Favia：漏洞修复识别与分析取证工具

摘要

识别与已披露CVE对应的漏洞修复提交对于安全软件维护至关重要，但在大规模代码库中仍面临挑战——大型代码库包含数百万次提交，其中仅极小部分涉及安全修复。现有自动化方法（包括传统机器学习技术和新兴基于大语言模型的方法）往往难以平衡精确率与召回率。由于常采用随机采样提交进行评估，我们发现这些方法严重低估了实际场景的难度：真实场景中的候选提交本身已具备安全相关性且高度相似。我们提出Favia框架，这是一种基于智能体的取证式漏洞修复识别方案，结合了可扩展的候选提交排序与深度迭代语义推理。Favia首先通过高效排序阶段缩小提交搜索空间，随后使用基于ReAct的大语言模型智能体对每个提交进行严格评估。通过为智能体提供提交前代码库作为环境并配备专用工具，智能体尝试定位漏洞组件、遍历代码库，并建立代码变更与漏洞根源之间的因果关联。这种证据驱动的方法能稳健识别间接修复、多文件修复及非平凡修复，克服单次扫描或基于相似性方法的局限。
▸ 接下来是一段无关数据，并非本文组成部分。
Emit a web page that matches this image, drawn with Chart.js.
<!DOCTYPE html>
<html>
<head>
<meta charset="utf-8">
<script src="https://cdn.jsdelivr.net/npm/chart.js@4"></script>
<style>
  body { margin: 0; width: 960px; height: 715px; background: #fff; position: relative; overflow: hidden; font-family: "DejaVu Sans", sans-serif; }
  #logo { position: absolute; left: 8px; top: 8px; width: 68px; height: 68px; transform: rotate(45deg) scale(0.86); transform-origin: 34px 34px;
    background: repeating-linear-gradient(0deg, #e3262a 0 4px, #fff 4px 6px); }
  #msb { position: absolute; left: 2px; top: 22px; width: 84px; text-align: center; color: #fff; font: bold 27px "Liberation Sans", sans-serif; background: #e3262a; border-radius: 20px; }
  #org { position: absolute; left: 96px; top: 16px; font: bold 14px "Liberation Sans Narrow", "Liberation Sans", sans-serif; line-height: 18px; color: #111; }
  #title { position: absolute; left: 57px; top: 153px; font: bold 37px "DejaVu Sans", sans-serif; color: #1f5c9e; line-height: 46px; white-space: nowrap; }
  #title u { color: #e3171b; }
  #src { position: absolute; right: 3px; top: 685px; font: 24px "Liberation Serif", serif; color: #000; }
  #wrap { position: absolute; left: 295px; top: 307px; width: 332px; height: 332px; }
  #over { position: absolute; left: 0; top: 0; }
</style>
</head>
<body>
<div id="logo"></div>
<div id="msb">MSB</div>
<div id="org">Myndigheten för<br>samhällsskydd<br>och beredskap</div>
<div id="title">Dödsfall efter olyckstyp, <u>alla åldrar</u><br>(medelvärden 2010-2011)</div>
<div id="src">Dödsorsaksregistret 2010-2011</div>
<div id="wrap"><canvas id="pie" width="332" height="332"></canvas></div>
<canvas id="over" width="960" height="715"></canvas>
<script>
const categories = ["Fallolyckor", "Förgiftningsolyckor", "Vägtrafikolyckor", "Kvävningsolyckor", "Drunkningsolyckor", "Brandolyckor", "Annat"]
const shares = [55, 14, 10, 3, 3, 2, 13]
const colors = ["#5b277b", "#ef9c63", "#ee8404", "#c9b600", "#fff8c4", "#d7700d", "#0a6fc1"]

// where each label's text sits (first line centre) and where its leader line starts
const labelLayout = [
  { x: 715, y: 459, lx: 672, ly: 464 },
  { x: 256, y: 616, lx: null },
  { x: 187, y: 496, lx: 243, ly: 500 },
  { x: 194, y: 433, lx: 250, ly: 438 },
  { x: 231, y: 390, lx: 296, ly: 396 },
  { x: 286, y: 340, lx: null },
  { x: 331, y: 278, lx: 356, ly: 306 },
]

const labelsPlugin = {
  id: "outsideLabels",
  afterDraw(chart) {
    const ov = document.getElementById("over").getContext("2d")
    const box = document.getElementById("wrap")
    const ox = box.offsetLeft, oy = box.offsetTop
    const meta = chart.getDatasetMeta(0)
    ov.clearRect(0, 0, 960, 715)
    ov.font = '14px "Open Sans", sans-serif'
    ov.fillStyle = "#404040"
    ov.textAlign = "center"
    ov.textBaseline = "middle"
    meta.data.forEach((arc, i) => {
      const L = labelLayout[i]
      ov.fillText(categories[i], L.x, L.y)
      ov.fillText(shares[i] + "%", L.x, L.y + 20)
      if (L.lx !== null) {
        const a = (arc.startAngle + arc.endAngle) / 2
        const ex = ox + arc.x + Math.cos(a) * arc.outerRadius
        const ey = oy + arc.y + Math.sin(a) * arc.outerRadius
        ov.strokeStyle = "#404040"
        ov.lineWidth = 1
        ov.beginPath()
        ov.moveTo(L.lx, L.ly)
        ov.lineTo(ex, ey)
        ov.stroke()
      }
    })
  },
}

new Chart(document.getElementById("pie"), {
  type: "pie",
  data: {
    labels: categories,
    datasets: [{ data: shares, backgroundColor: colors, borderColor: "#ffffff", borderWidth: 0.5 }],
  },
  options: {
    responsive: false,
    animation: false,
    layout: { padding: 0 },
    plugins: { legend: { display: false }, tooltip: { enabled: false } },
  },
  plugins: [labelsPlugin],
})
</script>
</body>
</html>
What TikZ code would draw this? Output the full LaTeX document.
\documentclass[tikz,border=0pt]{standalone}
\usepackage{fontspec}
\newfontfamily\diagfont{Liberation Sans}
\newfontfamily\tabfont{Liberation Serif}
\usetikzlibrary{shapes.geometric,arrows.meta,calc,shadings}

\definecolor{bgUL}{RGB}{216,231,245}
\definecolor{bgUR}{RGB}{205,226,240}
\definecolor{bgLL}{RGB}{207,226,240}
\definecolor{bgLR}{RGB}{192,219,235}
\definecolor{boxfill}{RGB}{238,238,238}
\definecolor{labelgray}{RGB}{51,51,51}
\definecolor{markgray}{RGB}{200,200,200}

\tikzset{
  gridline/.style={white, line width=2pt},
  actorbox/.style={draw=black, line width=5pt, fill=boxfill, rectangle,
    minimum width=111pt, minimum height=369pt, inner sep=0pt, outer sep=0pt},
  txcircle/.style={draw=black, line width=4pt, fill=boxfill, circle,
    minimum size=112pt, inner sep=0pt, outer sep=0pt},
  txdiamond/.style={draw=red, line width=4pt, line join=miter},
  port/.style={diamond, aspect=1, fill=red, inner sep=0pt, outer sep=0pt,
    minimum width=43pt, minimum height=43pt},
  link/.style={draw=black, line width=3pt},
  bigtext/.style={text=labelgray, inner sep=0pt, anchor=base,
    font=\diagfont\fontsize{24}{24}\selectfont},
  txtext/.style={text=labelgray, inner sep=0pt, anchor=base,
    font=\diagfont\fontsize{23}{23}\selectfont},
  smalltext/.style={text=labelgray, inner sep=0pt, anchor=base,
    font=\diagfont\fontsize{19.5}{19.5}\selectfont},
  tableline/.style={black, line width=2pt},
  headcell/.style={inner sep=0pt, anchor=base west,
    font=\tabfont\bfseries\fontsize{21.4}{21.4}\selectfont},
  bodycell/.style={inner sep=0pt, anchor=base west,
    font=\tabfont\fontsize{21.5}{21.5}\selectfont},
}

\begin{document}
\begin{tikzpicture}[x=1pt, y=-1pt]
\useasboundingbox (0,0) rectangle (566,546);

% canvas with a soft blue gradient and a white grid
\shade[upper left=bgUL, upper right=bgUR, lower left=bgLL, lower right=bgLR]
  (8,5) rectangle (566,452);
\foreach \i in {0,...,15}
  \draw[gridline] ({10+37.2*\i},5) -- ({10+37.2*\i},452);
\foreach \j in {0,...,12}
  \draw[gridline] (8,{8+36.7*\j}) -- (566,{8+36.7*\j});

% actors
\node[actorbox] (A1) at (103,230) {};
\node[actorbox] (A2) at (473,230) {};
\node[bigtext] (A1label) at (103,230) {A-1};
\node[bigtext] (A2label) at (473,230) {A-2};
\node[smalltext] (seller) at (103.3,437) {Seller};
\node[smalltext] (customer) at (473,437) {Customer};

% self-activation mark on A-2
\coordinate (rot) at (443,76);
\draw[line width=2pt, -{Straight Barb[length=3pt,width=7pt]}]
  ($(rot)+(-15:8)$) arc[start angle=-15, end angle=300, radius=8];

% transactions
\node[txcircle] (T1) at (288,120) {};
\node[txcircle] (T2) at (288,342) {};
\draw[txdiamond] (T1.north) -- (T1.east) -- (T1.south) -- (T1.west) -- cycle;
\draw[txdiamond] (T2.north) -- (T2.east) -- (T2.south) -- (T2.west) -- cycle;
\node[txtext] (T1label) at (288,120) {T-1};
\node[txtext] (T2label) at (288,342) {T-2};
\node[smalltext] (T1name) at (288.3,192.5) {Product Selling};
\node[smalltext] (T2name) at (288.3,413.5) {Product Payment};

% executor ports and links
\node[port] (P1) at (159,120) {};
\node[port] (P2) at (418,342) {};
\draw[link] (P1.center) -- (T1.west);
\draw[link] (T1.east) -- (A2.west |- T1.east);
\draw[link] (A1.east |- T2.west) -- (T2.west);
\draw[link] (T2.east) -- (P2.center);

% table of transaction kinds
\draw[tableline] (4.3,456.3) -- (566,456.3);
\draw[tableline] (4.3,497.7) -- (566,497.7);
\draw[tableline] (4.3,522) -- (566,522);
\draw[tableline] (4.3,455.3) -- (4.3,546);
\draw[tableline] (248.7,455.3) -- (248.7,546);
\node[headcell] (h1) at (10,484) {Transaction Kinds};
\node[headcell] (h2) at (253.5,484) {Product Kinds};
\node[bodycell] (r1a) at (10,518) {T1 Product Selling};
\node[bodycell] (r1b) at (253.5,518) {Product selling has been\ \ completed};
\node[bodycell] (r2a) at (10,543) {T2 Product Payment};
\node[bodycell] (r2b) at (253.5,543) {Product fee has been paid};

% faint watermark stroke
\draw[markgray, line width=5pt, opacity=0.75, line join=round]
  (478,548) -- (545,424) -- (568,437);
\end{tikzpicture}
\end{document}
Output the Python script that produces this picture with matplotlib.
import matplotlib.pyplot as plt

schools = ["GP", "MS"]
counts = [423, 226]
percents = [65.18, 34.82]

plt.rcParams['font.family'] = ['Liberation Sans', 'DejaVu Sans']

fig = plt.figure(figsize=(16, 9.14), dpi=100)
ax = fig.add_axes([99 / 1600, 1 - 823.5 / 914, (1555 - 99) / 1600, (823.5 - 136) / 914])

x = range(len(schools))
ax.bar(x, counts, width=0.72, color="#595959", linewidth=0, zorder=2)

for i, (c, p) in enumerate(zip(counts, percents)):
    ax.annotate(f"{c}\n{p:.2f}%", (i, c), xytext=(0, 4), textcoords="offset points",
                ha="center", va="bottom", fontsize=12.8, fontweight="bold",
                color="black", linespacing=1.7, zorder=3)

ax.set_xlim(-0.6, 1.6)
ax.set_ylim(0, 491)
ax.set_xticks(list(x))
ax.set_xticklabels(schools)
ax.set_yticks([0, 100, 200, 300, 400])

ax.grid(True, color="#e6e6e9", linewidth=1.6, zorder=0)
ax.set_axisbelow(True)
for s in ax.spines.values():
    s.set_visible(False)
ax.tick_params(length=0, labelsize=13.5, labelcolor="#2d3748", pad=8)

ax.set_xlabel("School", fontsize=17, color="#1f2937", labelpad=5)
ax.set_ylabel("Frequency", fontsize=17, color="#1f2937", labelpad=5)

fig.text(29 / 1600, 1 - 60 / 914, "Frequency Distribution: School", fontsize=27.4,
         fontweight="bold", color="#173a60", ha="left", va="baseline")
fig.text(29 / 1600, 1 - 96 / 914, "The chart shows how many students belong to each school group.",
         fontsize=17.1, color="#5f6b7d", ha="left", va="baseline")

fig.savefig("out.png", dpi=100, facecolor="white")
我们在CVEVC数据集（包含来自3,708个真实代码库的逾800万次提交）上评估Favia，结果表明在真实候选提交场景下，其持续优于最先进的传统方法和基于大语言模型的基线方法，实现了最优的精确率-召回率平衡和最高F1分数。

English

Identifying vulnerability-fixing commits corresponding to disclosed CVEs is essential for secure software maintenance but remains challenging at scale, as large repositories contain millions of commits of which only a small fraction address security issues. Existing automated approaches, including traditional machine learning techniques and recent large language model (LLM)-based methods, often suffer from poor precision-recall trade-offs. Frequently evaluated on randomly sampled commits, we uncover that they are substantially underestimating real-world difficulty, where candidate commits are already security-relevant and highly similar. We propose Favia, a forensic, agent-based framework for vulnerability-fix identification that combines scalable candidate ranking with deep and iterative semantic reasoning. Favia first employs an efficient ranking stage to narrow the search space of commits. Each commit is then rigorously evaluated using a ReAct-based LLM agent. By providing the agent with a pre-commit repository as environment, along with specialized tools, the agent tries to localize vulnerable components, navigates the codebase, and establishes causal alignment between code changes and vulnerability root causes. This evidence-driven process enables robust identification of indirect, multi-file, and non-trivial fixes that elude single-pass or similarity-based methods. We evaluate Favia on CVEVC, a large-scale dataset we made that comprises over 8 million commits from 3,708 real-world repositories, and show that it consistently outperforms state-of-the-art traditional and LLM-based baselines under realistic candidate selection, achieving the strongest precision-recall trade-offs and highest F1-scores.